— Start Raw records —
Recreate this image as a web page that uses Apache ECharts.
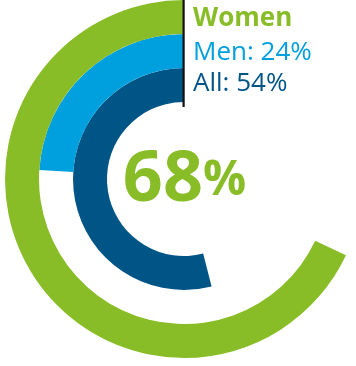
<!DOCTYPE html>
<html>
<head>
<meta charset="utf-8">
<script src="https://cdn.jsdelivr.net/npm/echarts@6/dist/echarts.min.js"></script>
<style>
  html, body { margin: 0; padding: 0; background: #ffffff; }
  #chart { width: 356px; height: 366px; }
</style>
</head>
<body>
<div id="chart"></div>
<script>
// Ring order runs from the innermost ring outward
const groups = ['All', 'Men', 'Women'];
const shares = [54, 24, 68];
const ringColors = ['#005587', '#00a0df', '#89bd28'];
const legendLines = ['Women', 'Men: 24%', 'All: 54%'];
const headline = '68';

const chart = echarts.init(document.getElementById('chart'), null, { renderer: 'canvas' });
const FONT = '"Open Sans", sans-serif';

chart.setOption({
  animation: false,
  polar: { center: [184, 179], radius: [77, 179] },
  angleAxis: {
    type: 'value', min: 0, max: 100, startAngle: 90, clockwise: false,
    show: false
  },
  radiusAxis: {
    type: 'category', data: groups, show: false
  },
  series: [{
    type: 'bar',
    coordinateSystem: 'polar',
    barCategoryGap: '0%',
    data: shares.map((v, i) => ({ value: v, itemStyle: { color: ringColors[i] } }))
  }],
  graphic: [
    { type: 'rect', shape: { x: 182.5, y: 0, width: 2.2, height: 107 }, style: { fill: '#111' }, z: 10 },
    { type: 'text', x: 193, y: 18.5, style: { text: legendLines[0], font: 'bold 26px ' + FONT, fill: '#89bd28', verticalAlign: 'middle' } },
    { type: 'text', x: 193, y: 53, style: { text: legendLines[1], font: '26px ' + FONT, fill: '#00a0df', verticalAlign: 'middle' } },
    { type: 'text', x: 193, y: 84, style: { text: legendLines[2], font: '26px ' + FONT, fill: '#005587', verticalAlign: 'middle' } },
    { type: 'text', x: 184.5, y: 181, style: {
        text: '{a|' + headline + '}{b|%}', align: 'center', verticalAlign: 'middle',
        rich: {
          a: { font: 'bold 70px ' + FONT, fill: '#89bd28', color: '#89bd28' },
          b: { font: 'bold 48px ' + FONT, fill: '#89bd28', color: '#89bd28' }
        }
    } }
  ]
});
</script>
</body>
</html>
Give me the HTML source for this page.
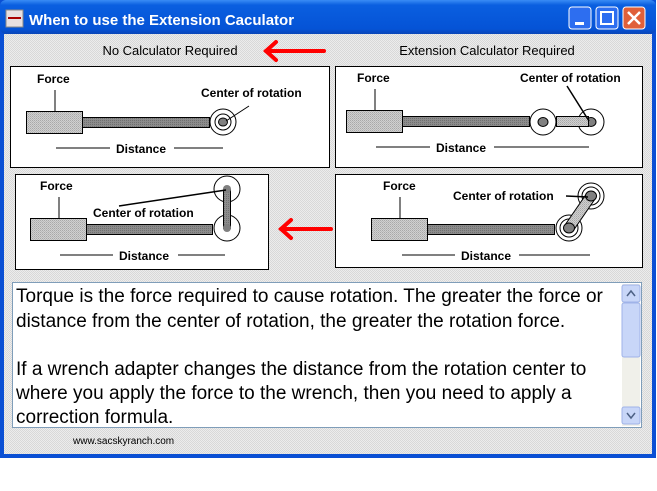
<!DOCTYPE html>
<html><head><meta charset="utf-8"><style>
body{margin:0;width:657px;height:486px;background:#fff;overflow:hidden;font-family:"Liberation Sans",Arial,sans-serif}
</style></head><body>
<svg width="657" height="486" xmlns="http://www.w3.org/2000/svg" font-family="Liberation Sans, Arial, sans-serif">
<defs>
<linearGradient id="tb" x1="0" y1="0" x2="0" y2="1"><stop offset="0" stop-color="#3a8cf5"/><stop offset="0.15" stop-color="#0a5fe0"/><stop offset="0.85" stop-color="#0553d6"/><stop offset="1" stop-color="#0a46b8"/></linearGradient>
<pattern id="chk" width="2" height="2" patternUnits="userSpaceOnUse"><rect width="2" height="2" fill="#ececec"/><rect width="1" height="1" fill="#d8d8d8"/><rect x="1" y="1" width="1" height="1" fill="#d8d8d8"/></pattern>
<pattern id="lt" width="2" height="2" patternUnits="userSpaceOnUse"><rect width="2" height="2" fill="#d0d0d0"/><rect width="1" height="1" fill="#a8a8a8"/><rect x="1" y="1" width="1" height="1" fill="#b8b8b8"/></pattern>
<pattern id="dk" width="2" height="2" patternUnits="userSpaceOnUse"><rect width="2" height="2" fill="#8c8c8c"/><rect width="1" height="1" fill="#707070"/></pattern>
</defs>
<rect x="0" y="0" width="656" height="458" fill="#0a4fd4"/>
<rect x="0" y="0" width="656" height="34" rx="6" fill="url(#tb)"/>
<rect x="4" y="34" width="648" height="420" fill="url(#chk)"/>
<rect x="6" y="10" width="17" height="17" fill="#e8e0e0" stroke="#888"/>
<line x1="8" y1="18" x2="21" y2="18" stroke="#a00" stroke-width="2"/>
<text x="29" y="25" fill="#fff" font-size="15" font-weight="bold">When to use the Extension Caculator</text>
<rect x="569" y="7" width="22" height="22" rx="3" fill="#2d6ef0" stroke="#fff"/>
<rect x="575" y="22" width="9" height="3" fill="#fff"/>
<rect x="596" y="7" width="22" height="22" rx="3" fill="#2d6ef0" stroke="#fff"/>
<rect x="601" y="12" width="12" height="12" fill="none" stroke="#fff" stroke-width="2"/>
<rect x="623" y="7" width="22" height="22" rx="3" fill="#e0603a" stroke="#fff"/>
<path d="M628 12 L640 24 M640 12 L628 24" stroke="#fff" stroke-width="2.5"/>
<text x="170" y="55" font-size="13" text-anchor="middle">No Calculator Required</text>
<text x="487" y="55" font-size="13" text-anchor="middle">Extension Calculator Required</text>
<g stroke="#f00" stroke-width="4" fill="none" stroke-linecap="round"><line x1="266" y1="51" x2="324" y2="51"/><path d="M276 42 L266 51 L276 60"/>
<line x1="281" y1="229" x2="331" y2="229"/><path d="M291 220 L281 229 L291 238"/></g>
<g fill="#fff" stroke="#000"><rect x="10.5" y="66.5" width="319" height="101"/><rect x="335.5" y="66.5" width="307" height="101"/><rect x="15.5" y="174.5" width="253" height="95"/><rect x="335.5" y="174.5" width="307" height="93"/></g>
<g font-size="12" font-weight="bold">
<text x="37" y="83">Force</text>
<line x1="55" y1="90" x2="55" y2="121" stroke="#000"/>
<rect x="26.5" y="111.5" width="56" height="22" fill="url(#lt)" stroke="#000"/>
<rect x="82.5" y="117.5" width="127" height="10" fill="url(#dk)" stroke="#000"/>
<circle cx="223" cy="122" r="13" fill="#fff" stroke="#000"/>
<circle cx="223" cy="122" r="8" fill="none" stroke="#000"/>
<ellipse cx="223" cy="122" rx="4.5" ry="4" fill="#808080" stroke="#000"/>
<line x1="249" y1="106" x2="226" y2="121" stroke="#000"/>
<text x="201" y="97">Center of rotation</text>
<line x1="56" y1="148" x2="110" y2="148" stroke="#000"/><line x1="174" y1="148" x2="223" y2="148" stroke="#000"/>
<text x="116" y="153">Distance</text>
<text x="357" y="82">Force</text>
<line x1="375" y1="89" x2="375" y2="120" stroke="#000"/>
<rect x="346.5" y="110.5" width="56" height="22" fill="url(#lt)" stroke="#000"/>
<rect x="402.5" y="116.5" width="127" height="10" fill="url(#dk)" stroke="#000"/>
<circle cx="543" cy="122" r="13" fill="#fff" stroke="#000"/>
<ellipse cx="543" cy="122" rx="5" ry="4.5" fill="#808080" stroke="#000"/>
<circle cx="591" cy="122" r="13" fill="#fff" stroke="#000"/>
<ellipse cx="591" cy="122" rx="5" ry="4.5" fill="#808080" stroke="#000"/>
<rect x="556.5" y="116.5" width="32" height="10" fill="url(#lt)" stroke="#000"/>
<line x1="567" y1="86" x2="589" y2="121" stroke="#000" stroke-width="1.5"/>
<text x="520" y="82">Center of rotation</text>
<line x1="376" y1="147" x2="430" y2="147" stroke="#000"/><line x1="494" y1="147" x2="589" y2="147" stroke="#000"/>
<text x="436" y="152">Distance</text>
<text x="40" y="190">Force</text>
<line x1="59" y1="197" x2="59" y2="229" stroke="#000"/>
<rect x="30.5" y="218.5" width="56" height="22" fill="url(#lt)" stroke="#000"/>
<rect x="86.5" y="224.5" width="126" height="10" fill="url(#dk)" stroke="#000"/>
<circle cx="227" cy="189" r="13" fill="#fff" stroke="#000"/>
<circle cx="227" cy="228" r="13" fill="#fff" stroke="#000"/>
<rect x="223.5" y="189.5" width="7" height="39" fill="url(#dk)" stroke="#000"/>
<circle cx="227" cy="189" r="4" fill="#808080"/><circle cx="227" cy="228" r="4" fill="#808080"/>
<line x1="119" y1="206" x2="226" y2="190" stroke="#000" stroke-width="1.5"/>
<text x="93" y="217">Center of rotation</text>
<line x1="60" y1="255" x2="113" y2="255" stroke="#000"/><line x1="178" y1="255" x2="225" y2="255" stroke="#000"/>
<text x="119" y="260">Distance</text>
<text x="383" y="190">Force</text>
<line x1="400" y1="197" x2="400" y2="229" stroke="#000"/>
<rect x="371.5" y="218.5" width="56" height="22" fill="url(#lt)" stroke="#000"/>
<rect x="427.5" y="224.5" width="127" height="10" fill="url(#dk)" stroke="#000"/>
<circle cx="569" cy="228" r="13" fill="#fff" stroke="#000"/>
<circle cx="569" cy="228" r="9" fill="none" stroke="#000"/>
<circle cx="591" cy="196" r="13" fill="#fff" stroke="#000"/>
<circle cx="591" cy="196" r="9" fill="none" stroke="#000"/>
<path d="M565 225 L587 193 L595 199 L573 231 Z" fill="url(#lt)" stroke="#000"/>
<ellipse cx="569" cy="228" rx="5.5" ry="5" fill="#808080" stroke="#000"/>
<ellipse cx="591" cy="196" rx="5.5" ry="5" fill="#808080" stroke="#000"/>
<line x1="566" y1="196" x2="588" y2="197" stroke="#000" stroke-width="1.5"/>
<text x="453" y="200">Center of rotation</text>
<line x1="402" y1="255" x2="455" y2="255" stroke="#000"/><line x1="519" y1="255" x2="590" y2="255" stroke="#000"/>
<text x="461" y="260">Distance</text>
</g>
<rect x="12.5" y="282.5" width="629" height="145" fill="#fff" stroke="#7f9db9"/>
<rect x="622" y="284" width="18" height="142" fill="#f0f0ea"/>
<rect x="622" y="285" width="18" height="17" rx="2" fill="#c8d6f8" stroke="#9fb3e8"/>
<path d="M627 296 L631 291 L635 296" stroke="#4d6185" stroke-width="1.5" fill="none"/>
<rect x="622" y="303" width="18" height="54" rx="2" fill="#c8d6f8" stroke="#9fb3e8"/>
<rect x="622" y="407" width="18" height="17" rx="2" fill="#c8d6f8" stroke="#9fb3e8"/>
<path d="M627 413 L631 418 L635 413" stroke="#4d6185" stroke-width="1.5" fill="none"/>
<g font-size="19" fill="#000">
<text x="16" y="302">Torque is the  force required to cause rotation. The greater the force or</text>
<text x="16" y="327">distance from the center of rotation, the greater the rotation force.</text>
<text x="16" y="375">If a wrench adapter changes the distance from the rotation center to</text>
<text x="16" y="399">where you apply the force to the wrench, then you need to apply a</text>
<text x="16" y="423">correction formula.</text>
</g>
<text x="73" y="444" font-size="10">www.sacskyranch.com</text>
</svg>
</body></html>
— End Raw records —
From the listing above, pick out each line where the word "this" appears.

> [Response]
Recreate this image as a web page that uses Apache ECharts.
Give me the HTML source for this page.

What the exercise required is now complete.